◆ What you are asked to do ◆
Please write the listing below out again exactly, leaving every picture behind.
□ □ □ □ □
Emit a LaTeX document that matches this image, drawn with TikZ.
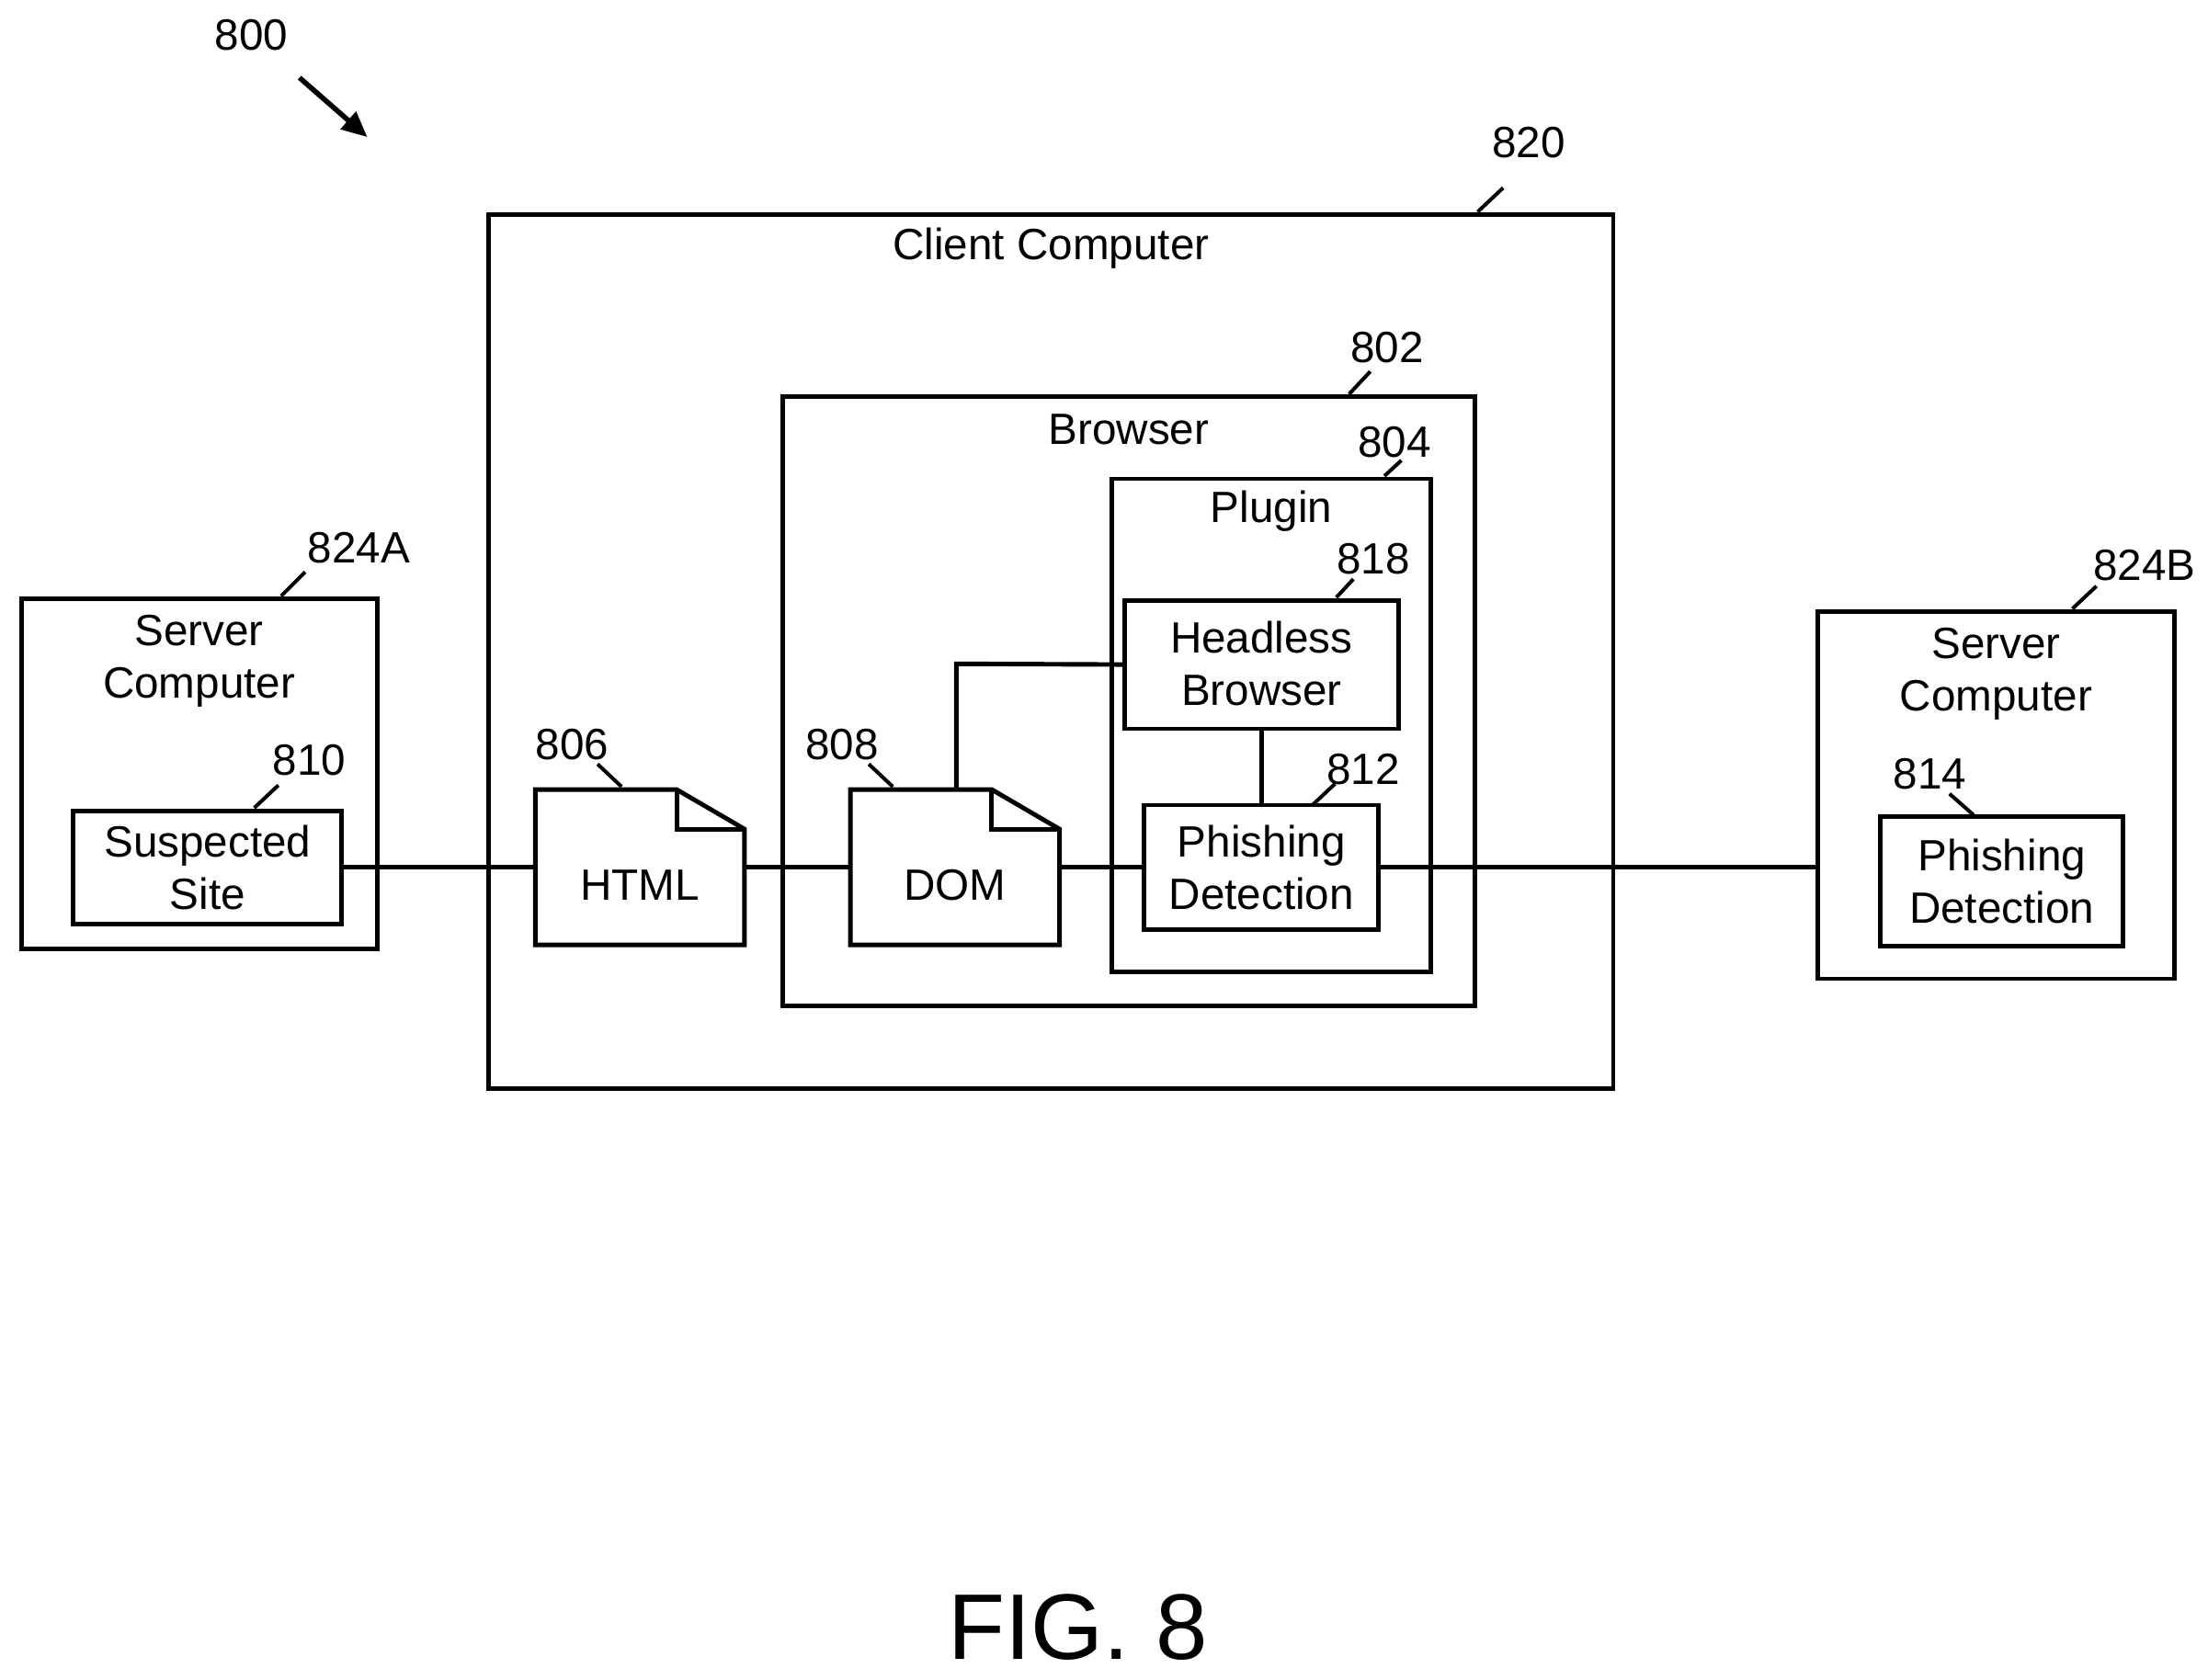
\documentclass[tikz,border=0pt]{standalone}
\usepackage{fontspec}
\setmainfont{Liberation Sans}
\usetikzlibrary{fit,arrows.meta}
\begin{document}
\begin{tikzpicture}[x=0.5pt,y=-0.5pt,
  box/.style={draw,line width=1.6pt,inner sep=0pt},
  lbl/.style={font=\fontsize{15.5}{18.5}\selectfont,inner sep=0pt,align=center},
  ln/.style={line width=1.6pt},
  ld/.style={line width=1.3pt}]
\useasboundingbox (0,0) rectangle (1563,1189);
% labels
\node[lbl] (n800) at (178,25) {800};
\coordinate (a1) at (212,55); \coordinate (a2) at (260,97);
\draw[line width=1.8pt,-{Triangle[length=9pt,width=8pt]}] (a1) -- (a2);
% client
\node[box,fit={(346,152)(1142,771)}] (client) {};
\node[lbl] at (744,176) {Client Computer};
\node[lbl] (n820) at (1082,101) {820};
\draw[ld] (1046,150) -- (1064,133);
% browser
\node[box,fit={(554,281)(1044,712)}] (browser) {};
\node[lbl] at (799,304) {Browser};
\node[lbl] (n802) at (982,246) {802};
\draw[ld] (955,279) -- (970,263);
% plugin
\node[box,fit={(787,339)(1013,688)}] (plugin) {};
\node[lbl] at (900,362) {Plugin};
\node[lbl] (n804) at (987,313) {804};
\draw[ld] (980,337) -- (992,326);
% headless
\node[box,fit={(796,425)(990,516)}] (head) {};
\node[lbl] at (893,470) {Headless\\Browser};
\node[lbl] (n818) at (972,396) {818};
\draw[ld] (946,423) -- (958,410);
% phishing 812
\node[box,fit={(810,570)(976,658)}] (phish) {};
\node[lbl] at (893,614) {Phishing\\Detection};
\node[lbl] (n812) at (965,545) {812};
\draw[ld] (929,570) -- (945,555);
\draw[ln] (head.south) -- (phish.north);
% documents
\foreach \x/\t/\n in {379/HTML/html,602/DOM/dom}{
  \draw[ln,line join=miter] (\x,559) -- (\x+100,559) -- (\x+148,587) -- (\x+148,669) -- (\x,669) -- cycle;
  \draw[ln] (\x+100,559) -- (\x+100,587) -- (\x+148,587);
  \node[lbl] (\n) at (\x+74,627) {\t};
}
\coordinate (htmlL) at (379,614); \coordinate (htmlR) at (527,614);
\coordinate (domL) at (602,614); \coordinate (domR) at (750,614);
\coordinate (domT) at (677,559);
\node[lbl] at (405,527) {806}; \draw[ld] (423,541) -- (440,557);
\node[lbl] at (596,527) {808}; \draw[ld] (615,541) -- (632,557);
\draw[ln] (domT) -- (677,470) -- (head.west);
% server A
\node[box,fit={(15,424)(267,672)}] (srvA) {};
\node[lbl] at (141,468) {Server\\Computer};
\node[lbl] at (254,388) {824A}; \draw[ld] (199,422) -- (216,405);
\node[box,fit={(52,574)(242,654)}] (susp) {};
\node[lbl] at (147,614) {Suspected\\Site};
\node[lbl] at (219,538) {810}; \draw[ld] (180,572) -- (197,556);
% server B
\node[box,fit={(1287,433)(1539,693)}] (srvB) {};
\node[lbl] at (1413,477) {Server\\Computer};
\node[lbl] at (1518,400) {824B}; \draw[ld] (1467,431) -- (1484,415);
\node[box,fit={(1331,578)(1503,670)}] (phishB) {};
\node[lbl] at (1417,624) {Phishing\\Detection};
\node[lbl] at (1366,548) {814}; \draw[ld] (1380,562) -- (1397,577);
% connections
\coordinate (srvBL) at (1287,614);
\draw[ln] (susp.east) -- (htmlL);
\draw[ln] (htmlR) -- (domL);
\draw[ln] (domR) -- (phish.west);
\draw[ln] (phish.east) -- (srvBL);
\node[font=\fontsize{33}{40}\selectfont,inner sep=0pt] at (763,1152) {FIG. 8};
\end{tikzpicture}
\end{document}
□ □ □ □ □
◆ Expected output ◆
Emit a LaTeX document that matches this image, drawn with TikZ.
\documentclass[tikz,border=0pt]{standalone}
\usepackage{fontspec}
\setmainfont{Liberation Sans}
\usetikzlibrary{fit,arrows.meta}
\begin{document}
\begin{tikzpicture}[x=0.5pt,y=-0.5pt,
  box/.style={draw,line width=1.6pt,inner sep=0pt},
  lbl/.style={font=\fontsize{15.5}{18.5}\selectfont,inner sep=0pt,align=center},
  ln/.style={line width=1.6pt},
  ld/.style={line width=1.3pt}]
\useasboundingbox (0,0) rectangle (1563,1189);
% labels
\node[lbl] (n800) at (178,25) {800};
\coordinate (a1) at (212,55); \coordinate (a2) at (260,97);
\draw[line width=1.8pt,-{Triangle[length=9pt,width=8pt]}] (a1) -- (a2);
% client
\node[box,fit={(346,152)(1142,771)}] (client) {};
\node[lbl] at (744,176) {Client Computer};
\node[lbl] (n820) at (1082,101) {820};
\draw[ld] (1046,150) -- (1064,133);
% browser
\node[box,fit={(554,281)(1044,712)}] (browser) {};
\node[lbl] at (799,304) {Browser};
\node[lbl] (n802) at (982,246) {802};
\draw[ld] (955,279) -- (970,263);
% plugin
\node[box,fit={(787,339)(1013,688)}] (plugin) {};
\node[lbl] at (900,362) {Plugin};
\node[lbl] (n804) at (987,313) {804};
\draw[ld] (980,337) -- (992,326);
% headless
\node[box,fit={(796,425)(990,516)}] (head) {};
\node[lbl] at (893,470) {Headless\\Browser};
\node[lbl] (n818) at (972,396) {818};
\draw[ld] (946,423) -- (958,410);
% phishing 812
\node[box,fit={(810,570)(976,658)}] (phish) {};
\node[lbl] at (893,614) {Phishing\\Detection};
\node[lbl] (n812) at (965,545) {812};
\draw[ld] (929,570) -- (945,555);
\draw[ln] (head.south) -- (phish.north);
% documents
\foreach \x/\t/\n in {379/HTML/html,602/DOM/dom}{
  \draw[ln,line join=miter] (\x,559) -- (\x+100,559) -- (\x+148,587) -- (\x+148,669) -- (\x,669) -- cycle;
  \draw[ln] (\x+100,559) -- (\x+100,587) -- (\x+148,587);
  \node[lbl] (\n) at (\x+74,627) {\t};
}
\coordinate (htmlL) at (379,614); \coordinate (htmlR) at (527,614);
\coordinate (domL) at (602,614); \coordinate (domR) at (750,614);
\coordinate (domT) at (677,559);
\node[lbl] at (405,527) {806}; \draw[ld] (423,541) -- (440,557);
\node[lbl] at (596,527) {808}; \draw[ld] (615,541) -- (632,557);
\draw[ln] (domT) -- (677,470) -- (head.west);
% server A
\node[box,fit={(15,424)(267,672)}] (srvA) {};
\node[lbl] at (141,468) {Server\\Computer};
\node[lbl] at (254,388) {824A}; \draw[ld] (199,422) -- (216,405);
\node[box,fit={(52,574)(242,654)}] (susp) {};
\node[lbl] at (147,614) {Suspected\\Site};
\node[lbl] at (219,538) {810}; \draw[ld] (180,572) -- (197,556);
% server B
\node[box,fit={(1287,433)(1539,693)}] (srvB) {};
\node[lbl] at (1413,477) {Server\\Computer};
\node[lbl] at (1518,400) {824B}; \draw[ld] (1467,431) -- (1484,415);
\node[box,fit={(1331,578)(1503,670)}] (phishB) {};
\node[lbl] at (1417,624) {Phishing\\Detection};
\node[lbl] at (1366,548) {814}; \draw[ld] (1380,562) -- (1397,577);
% connections
\coordinate (srvBL) at (1287,614);
\draw[ln] (susp.east) -- (htmlL);
\draw[ln] (htmlR) -- (domL);
\draw[ln] (domR) -- (phish.west);
\draw[ln] (phish.east) -- (srvBL);
\node[font=\fontsize{33}{40}\selectfont,inner sep=0pt] at (763,1152) {FIG. 8};
\end{tikzpicture}
\end{document}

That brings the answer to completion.